We will conduct a “Members Only” chat session tonight at 8:00 pm EST.

Good Investing,

The Candlestick Forum Team

January 2nd Daily Market Comments

Happy new year! The markets start out strong again not showing any change of the current investor sentiment that has been exhibited going right up into the first of the year. However, as expected there is some profit-taking which would be putting gains into 2020 for tax purposes.

December 31st Daily Market Comments

The markets are not doing anything of any great magnitude, the indexes trading lower but above where they opened and hovering around the T-line support area. Maintain positions that are continuing to trade above or below the T-line but keep some dry powder ready for going after sectors that are showing the greatest strength on Thursday. The afternoon trading is likely to be very light.
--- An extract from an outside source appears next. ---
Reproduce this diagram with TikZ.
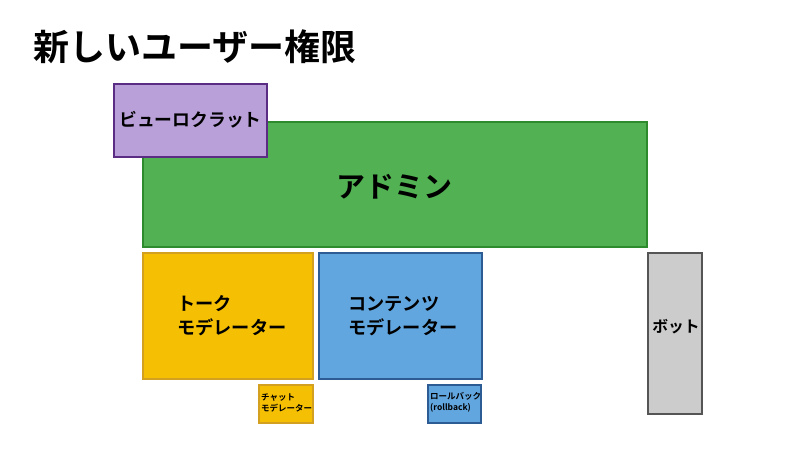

December 30th Market Direction

Today’s selling did not indicate any major change of investor sentiment. The indexes closed at or above the T-line, not reflecting any major change of investor sentiment. This is probably profit-taking and shifting of portfolios before the end of the year. Bullish trending stocks remained an uptrend. The stocks that showed sell signals and closes below the T-line should have been closed out, for two reasons. First, a close below the T-line dramatically improves the probabilities of prices heading lower. Secondly, any stock positions that were showing indecisive trading provided opportunities to convert those positions back to cash. A major advantage of candlestick analysis is recognizing what the big money evaluations were being made as far as anticipating which sectors were being analyzed as the strongest sectors going into the first quarter of the new year. This is easily identified utilizing the stocks signals and patterns that are showing the best strength in specific sectors the first few trading days of the new year. This allows the candlestick investor to immediately produce good profits going into 2020.. Although the markets traded relatively sideways for the past two years, the clearly defined tops and bottoms of interim trends allowed for consistent profitability.

The results of patterns produce not only high probability results but extremely profitable returns. This was illustrated today in our recent recommendation on MAXR, producing a fry pan bottom that broke out today. The major advantage of utilizing candlestick patterns is based upon the expected results of what investor sentiment buildup will produce on a breakout of a specific pattern. LK is also in the process of a fry pan bottom breakout potential. Because investor sentiment reacts the same way time after time, century after century, utilizing the expected results of a pattern puts in investor in high probability trades. The patterns also allow for entering trades right at the optimal time for a breakout to occur. This produces a very simple trading strategy. The expected results of a breakout should produce big profits immediately. The lack of a breakout allows for closing out a trade very quickly and moving on to the next high probability trades set up

We will conduct a “Members Only” chat session tonight at 8:00 pm EST.

Good Investing,

The Candlestick Forum Team

December 30th Daily Market Comments

Today’s profit-taking allows for assessing existing positions. If you have charts that are not showing great bullish dynamics, even though they are still trading above the T-line, closing those positions and moving to cash is a good strategy. The holiday season, with its slow trading is usually the timeframe when money managers make an assessment of their existing positions and analyzing which sectors will likely be the best place to be positioned after the first of the year.